STATED TASK:
Pictures stay out of the copy; restate everything else in the material exactly.

DATASET SECTION:
_ _ _

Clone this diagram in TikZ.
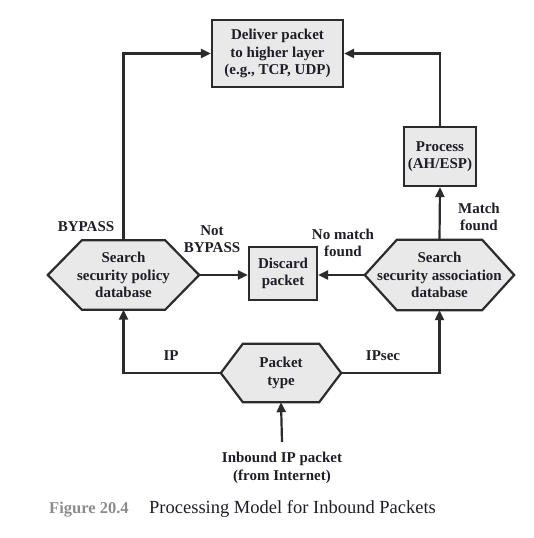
\documentclass[tikz,border=0pt]{standalone}
\usepackage{fontspec}
\setmainfont{Liberation Serif}
\usetikzlibrary{arrows.meta,backgrounds}
\definecolor{boxfill}{HTML}{E9E9E9}
\definecolor{linec}{HTML}{2B2B2B}
\definecolor{txt}{HTML}{1E1E28}
\definecolor{figgray}{HTML}{8C8C8C}
\tikzset{
  box/.style={draw=linec, line width=2.2pt, fill=boxfill, align=center, text=txt,
    font=\fontsize{15}{17.5}\selectfont\bfseries, inner sep=0pt},
  hexnode/.style={align=center, text=txt, inner sep=0pt,
    font=\fontsize{15}{17.5}\selectfont\bfseries},
  hexline/.style={draw=linec, line width=2.2pt, fill=boxfill, line join=miter},
  conn/.style={draw=linec, line width=2.2pt, -{Triangle[length=10pt,width=9pt]}},
  lbl/.style={align=center, text=txt, inner sep=0pt,
    font=\fontsize{15}{17.5}\selectfont\bfseries},
}
\newcommand{\hexdraw}[2]{%
  \path[hexline] (#1.west) -- ([xshift=#2]#1.north west) -- ([xshift=-#2]#1.north east)
   -- (#1.east) -- ([xshift=-#2]#1.south east) -- ([xshift=#2]#1.south west) -- cycle;}
\begin{document}
\begin{tikzpicture}[x=1pt,y=-1pt]
\useasboundingbox (0,0) rectangle (534,538);
% boxes
\node[box, minimum width=131pt, minimum height=67pt] (deliver) at (277.5,53.5)
  {Deliver packet\\to higher layer\\(e.g., TCP, UDP)};
\node[box, minimum width=72pt, minimum height=59pt] (process) at (440,156.5)
  {Process\\(AH/ESP)};
\node[box, minimum width=68pt, minimum height=53pt] (discard) at (283,273.5)
  {Discard\\packet};
% hexagons
\node[hexnode, minimum width=151pt, minimum height=69pt] (spd) at (123.5,275)
  {Search\\security policy\\database};
\node[hexnode, minimum width=149pt, minimum height=70pt] (sad) at (439.5,275)
  {Search\\security association\\database};
\node[hexnode, minimum width=120pt, minimum height=58pt] (ptype) at (281,373)
  {Packet\\type};
\begin{scope}[on background layer]
  \hexdraw{spd}{34pt}
  \hexdraw{sad}{32pt}
  \hexdraw{ptype}{22pt}
\end{scope}
% input
\node[lbl] (inbound) at (282,468) {Inbound IP packet\\(from Internet)};
\coordinate (instart) at (282,442);
\draw[conn] (instart) -- (ptype.south);
% packet type branches
\draw[conn] (ptype.west) -| (spd.south);
\draw[conn] (ptype.east) -| (sad.south);
\node[lbl] (ip) at (171,356) {IP};
\node[lbl] (ipsec) at (383,356) {IPsec};
% SPD outputs
\draw[conn] (spd.north) |- (deliver.west);
\draw[conn] (spd.east) -- (spd.east -| discard.west);
\node[lbl] (bypass) at (86,227) {BYPASS};
\node[lbl] (notbypass) at (212,239) {Not\\BYPASS};
% SAD outputs
\draw[conn] (sad.west) -- (sad.west -| discard.east);
\draw[conn] (sad.north) -- (process.south);
\draw[conn] (process.north) |- (deliver.east);
\node[lbl] (nomatch) at (343,243) {No match\\found};
\node[lbl] (match) at (479,217) {Match\\found};
% caption
\node[anchor=base west, inner sep=0pt, text=figgray, font=\fontsize{16.5}{19}\selectfont\bfseries] (figlbl) at (49,513) {Figure 20.4};
\node[anchor=base west, inner sep=0pt, text=txt, font=\fontsize{18.5}{21}\selectfont] (figcap) at (149,513) {Processing Model for Inbound Packets};
\end{tikzpicture}
\end{document}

_ _ _

EXERCISE OUTPUT:
Clone this diagram in TikZ.
\documentclass[tikz,border=0pt]{standalone}
\usepackage{fontspec}
\setmainfont{Liberation Serif}
\usetikzlibrary{arrows.meta,backgrounds}
\definecolor{boxfill}{HTML}{E9E9E9}
\definecolor{linec}{HTML}{2B2B2B}
\definecolor{txt}{HTML}{1E1E28}
\definecolor{figgray}{HTML}{8C8C8C}
\tikzset{
  box/.style={draw=linec, line width=2.2pt, fill=boxfill, align=center, text=txt,
    font=\fontsize{15}{17.5}\selectfont\bfseries, inner sep=0pt},
  hexnode/.style={align=center, text=txt, inner sep=0pt,
    font=\fontsize{15}{17.5}\selectfont\bfseries},
  hexline/.style={draw=linec, line width=2.2pt, fill=boxfill, line join=miter},
  conn/.style={draw=linec, line width=2.2pt, -{Triangle[length=10pt,width=9pt]}},
  lbl/.style={align=center, text=txt, inner sep=0pt,
    font=\fontsize{15}{17.5}\selectfont\bfseries},
}
\newcommand{\hexdraw}[2]{%
  \path[hexline] (#1.west) -- ([xshift=#2]#1.north west) -- ([xshift=-#2]#1.north east)
   -- (#1.east) -- ([xshift=-#2]#1.south east) -- ([xshift=#2]#1.south west) -- cycle;}
\begin{document}
\begin{tikzpicture}[x=1pt,y=-1pt]
\useasboundingbox (0,0) rectangle (534,538);
% boxes
\node[box, minimum width=131pt, minimum height=67pt] (deliver) at (277.5,53.5)
  {Deliver packet\\to higher layer\\(e.g., TCP, UDP)};
\node[box, minimum width=72pt, minimum height=59pt] (process) at (440,156.5)
  {Process\\(AH/ESP)};
\node[box, minimum width=68pt, minimum height=53pt] (discard) at (283,273.5)
  {Discard\\packet};
% hexagons
\node[hexnode, minimum width=151pt, minimum height=69pt] (spd) at (123.5,275)
  {Search\\security policy\\database};
\node[hexnode, minimum width=149pt, minimum height=70pt] (sad) at (439.5,275)
  {Search\\security association\\database};
\node[hexnode, minimum width=120pt, minimum height=58pt] (ptype) at (281,373)
  {Packet\\type};
\begin{scope}[on background layer]
  \hexdraw{spd}{34pt}
  \hexdraw{sad}{32pt}
  \hexdraw{ptype}{22pt}
\end{scope}
% input
\node[lbl] (inbound) at (282,468) {Inbound IP packet\\(from Internet)};
\coordinate (instart) at (282,442);
\draw[conn] (instart) -- (ptype.south);
% packet type branches
\draw[conn] (ptype.west) -| (spd.south);
\draw[conn] (ptype.east) -| (sad.south);
\node[lbl] (ip) at (171,356) {IP};
\node[lbl] (ipsec) at (383,356) {IPsec};
% SPD outputs
\draw[conn] (spd.north) |- (deliver.west);
\draw[conn] (spd.east) -- (spd.east -| discard.west);
\node[lbl] (bypass) at (86,227) {BYPASS};
\node[lbl] (notbypass) at (212,239) {Not\\BYPASS};
% SAD outputs
\draw[conn] (sad.west) -- (sad.west -| discard.east);
\draw[conn] (sad.north) -- (process.south);
\draw[conn] (process.north) |- (deliver.east);
\node[lbl] (nomatch) at (343,243) {No match\\found};
\node[lbl] (match) at (479,217) {Match\\found};
% caption
\node[anchor=base west, inner sep=0pt, text=figgray, font=\fontsize{16.5}{19}\selectfont\bfseries] (figlbl) at (49,513) {Figure 20.4};
\node[anchor=base west, inner sep=0pt, text=txt, font=\fontsize{18.5}{21}\selectfont] (figcap) at (149,513) {Processing Model for Inbound Packets};
\end{tikzpicture}
\end{document}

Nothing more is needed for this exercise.